Daoming (道明) was a Chinese Buddhist monk and the left attendant of the bodhisattva Kṣitigarbha. His father also entered the way of the bodhisattva and became his disciple and the right attendant, Mingong.

Legends
The name "Daoming" was fairly common, and surviving sources contain biographies of over a dozen Buddhist monks with this name. The recurrence of the name among Buddhist monks was acknowledged in the Record of a Returned Soul that explains how the underworld authorities mistook Daoming of Kaishan Monastery for Daoming of Longxing Monastery for a discussion of the various Daomings' related death and afterlife.

According to the "Record of a Returned Soul", Daoming, a monk who lived in the Kaishan Monastery in Xiang, was summoned to hell by mistake in 778 AD. Before he returned back to Earth, he saw a monk who announced that he was Kșitigarbha.
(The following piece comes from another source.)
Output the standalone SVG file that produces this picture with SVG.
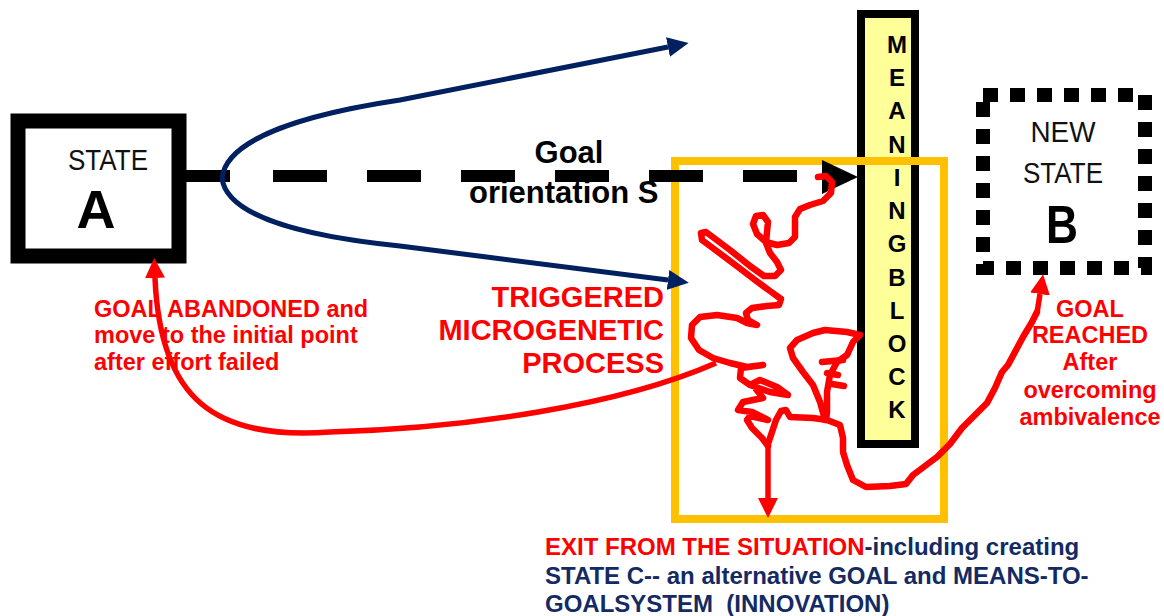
<svg xmlns="http://www.w3.org/2000/svg" width="1164" height="616" viewBox="0 0 1164 616">
  <defs>
    <style>
      .sans { font-family: "Liberation Sans", Arial, sans-serif; }
      .state-label { font-family: "Liberation Sans", Arial, sans-serif; font-size: 29px; fill: #111; text-anchor: middle; }
      .state-letter { font-family: "Liberation Sans", Arial, sans-serif; font-size: 54px; font-weight: bold; fill: #000; text-anchor: middle; }
      .red-label { font-family: "Liberation Sans", Arial, sans-serif; font-size: 23.5px; font-weight: bold; fill: #ff0000; }
      .exit-label { font-family: "Liberation Sans", Arial, sans-serif; font-size: 24px; font-weight: bold; fill: #132a63; }
      .navy-text { fill: #132a63; }
      .red-text { fill: #ff0000; }
      .block-letter { font-family: "Liberation Sans", Arial, sans-serif; font-size: 24px; font-weight: bold; fill: #000; text-anchor: middle; }
      .scribble { fill: none; stroke: #ff0000; stroke-width: 6.5; stroke-linejoin: round; stroke-linecap: round; }
      .red-arrow { fill: none; stroke: #ff0000; stroke-width: 5.5; stroke-linecap: butt; }
      .navy-arrow { fill: none; stroke: #002060; stroke-width: 5; }
    </style>
    <marker id="head-red" viewBox="0 0 20 20" refX="0" refY="10" markerWidth="20" markerHeight="20" markerUnits="userSpaceOnUse" orient="auto">
      <path d="M0,0 L20,10 L0,20 z" fill="#ff0000"/>
    </marker>
    <marker id="head-navy" viewBox="0 0 21 20" refX="0" refY="10" markerWidth="21" markerHeight="20" markerUnits="userSpaceOnUse" orient="auto">
      <path d="M0,0 L21,10 L0,20 z" fill="#002060"/>
    </marker>
  </defs>

  <rect width="1164" height="616" fill="#ffffff"/>

  <!-- Meaning block (vertical bar) -->
  <g id="node-meaning-block">
    <rect x="861" y="14" width="54" height="430" fill="#ffff99" stroke="#000" stroke-width="8"/>
    <text class="block-letter" x="897" y="53">M</text>
    <text class="block-letter" x="897" y="86">E</text>
    <text class="block-letter" x="897" y="119">A</text>
    <text class="block-letter" x="897" y="153">N</text>
    <text class="block-letter" x="897" y="186">I</text>
    <text class="block-letter" x="897" y="219">N</text>
    <text class="block-letter" x="897" y="252">G</text>
    <text class="block-letter" x="897" y="286">B</text>
    <text class="block-letter" x="897" y="319">L</text>
    <text class="block-letter" x="897" y="352">O</text>
    <text class="block-letter" x="897" y="385">C</text>
    <text class="block-letter" x="897" y="418">K</text>
  </g>

  <!-- Frame around the microgenetic process -->
  <g id="node-process-frame">
    <rect x="675" y="161" width="269" height="358" fill="none" stroke="#ffc000" stroke-width="8"/>
  </g>

  <!-- State A -->
  <g id="node-state-a">
    <rect x="18" y="121" width="161" height="135" fill="#fff" stroke="#000" stroke-width="15"/>
    <text class="state-label" x="108" y="170" textLength="80" lengthAdjust="spacingAndGlyphs">STATE</text>
    <text class="state-letter" x="96" y="228" textLength="39" lengthAdjust="spacingAndGlyphs">A</text>
  </g>

  <!-- New state B -->
  <g id="node-state-b">
    <rect x="983" y="95" width="162" height="173" fill="#fff" stroke="#000" stroke-width="14" stroke-dasharray="15 12"/>
    <text class="state-label" x="1063" y="142" textLength="65" lengthAdjust="spacingAndGlyphs">NEW</text>
    <text class="state-label" x="1063" y="183" textLength="80" lengthAdjust="spacingAndGlyphs">STATE</text>
    <text class="state-letter" x="1062" y="243" textLength="32" lengthAdjust="spacingAndGlyphs">B</text>
  </g>

  <g id="connectors">
    <!-- goal orientation: dashed path from A towards the block -->
    <path d="M186,176 L230,176" stroke="#000" stroke-width="12"/>
    <path d="M273,176 L822,176" stroke="#000" stroke-width="12" stroke-dasharray="54 40"/>
    <polygon points="822,160 858,177 822,194" fill="#000"/>

    <!-- diverging alternatives -->
    <path class="navy-arrow" d="M222,178 C226,140 300,115 400,100 L668,47" marker-end="url(#head-navy)"/>
    <path class="navy-arrow" d="M222,178 C226,215 300,236 400,246 L668,280" marker-end="url(#head-navy)"/>
  </g>

  <!-- Labels -->
  <g id="labels">
    <text class="sans" font-size="31" font-weight="bold" fill="#000" x="569" y="163" text-anchor="middle">Goal</text>
    <text class="sans" font-size="31" font-weight="bold" fill="#000" x="469" y="203">orientation S</text>

    <text class="red-label" x="94" y="317">GOAL ABANDONED and</text>
    <text class="red-label" x="94" y="343">move to the initial point</text>
    <text class="red-label" x="94" y="370">after effort failed</text>

    <text class="sans" font-size="29" font-weight="bold" fill="#ff0000" text-anchor="end" x="664" y="307">TRIGGERED</text>
    <text class="sans" font-size="29" font-weight="bold" fill="#ff0000" text-anchor="end" x="664" y="340">MICROGENETIC</text>
    <text class="sans" font-size="29" font-weight="bold" fill="#ff0000" text-anchor="end" x="664" y="373">PROCESS</text>

    <g class="red-label" text-anchor="middle">
      <text x="1090" y="317">GOAL</text>
      <text x="1090" y="343">REACHED</text>
      <text x="1090" y="370">After</text>
      <text x="1090" y="398">overcoming</text>
      <text x="1090" y="425">ambivalence</text>
    </g>

    <text class="exit-label" x="545" y="555"><tspan class="red-text">EXIT FROM THE SITUATION</tspan><tspan class="navy-text">-including creating</tspan></text>
    <text class="exit-label" x="545" y="584">STATE C-- an alternative GOAL and MEANS-TO-</text>
    <text class="exit-label" x="545" y="612" xml:space="preserve">GOALSYSTEM  (INNOVATION)</text>
  </g>

  <!-- Microgenetic process scribble -->
  <g id="process-scribble">
    <polyline class="scribble" points="818,177 826,176 832,182 831,193 823,201 810,205 800,209 795,217 795,228 795,237 789,243 777,245 766,242 757,234 753,224 756,216 763,215 768,222 767,232 766,243 770,253 777,262 781,270 775,276 764,276 750,266 730,250 714,238 706,232 701,233 702,240 718,252 738,267 755,280 770,291 781,299 779,305 767,306 752,308 746,313 748,320 757,325 747,323 737,318 717,315 700,317 692,325 691,338 699,350 713,358 730,363 747,367 763,365 741,368 740,378 750,385 770,392 788,395 777,387 760,380 752,384 763,398 743,402 738,410 752,412 768,420 750,416 747,420 752,428 762,438 768,446"/>
    <polyline class="scribble" points="768,444 776,420 781,411 786,410 790,417 813,418 827,420 840,425 843,438 843,452 847,465 853,480 866,487 890,486 906,484 913,475 925,466 937,457 950,444 962,428 973,417 987,403 995,388 1002,372 1008,365 1016,350 1023,337 1032,322 1037,312"/>
    <polyline class="scribble" points="825,420 820,402 813,385 803,372 793,358 790,348 797,340 813,333 825,330 847,332 860,335 853,342 848,353 847,355 837,362 830,375 827,392 827,412 826,420"/>
    <path class="scribble" d="M822,362 L843,360 M827,373 L838,375 M832,384 L844,386"/>
  </g>

  <!-- Outcomes of the process -->
  <g id="outcome-arrows">
    <!-- goal reached -->
    <path class="red-arrow" d="M1037,313 L1040,294" marker-end="url(#head-red)"/>
    <!-- exit from the situation -->
    <path class="red-arrow" d="M768,442 L768,498" marker-end="url(#head-red)"/>
    <!-- goal abandoned, back to A -->
    <path class="red-arrow" d="M716,363 C620,405 470,428 330,432 C215,440 160,400 155,278" marker-end="url(#head-red)"/>
  </g>
</svg>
Kșitigarbha asked him to propagate throughout the world his true image – that is to say, with the head-dress.

According to the local tradition, Daoming was the son of Mingong, a wealthy man and landowner of the Mount Jiuhua. Mingong donated all peaks of his mountain to monk Dizang for use as a place of worship where dharma was taught. He even asked his son to accompany Dizang to become a Buddhist monk who was also subsequently called Daoming.  His father also became a follower of Dizang. Soon after that, he became enlightened.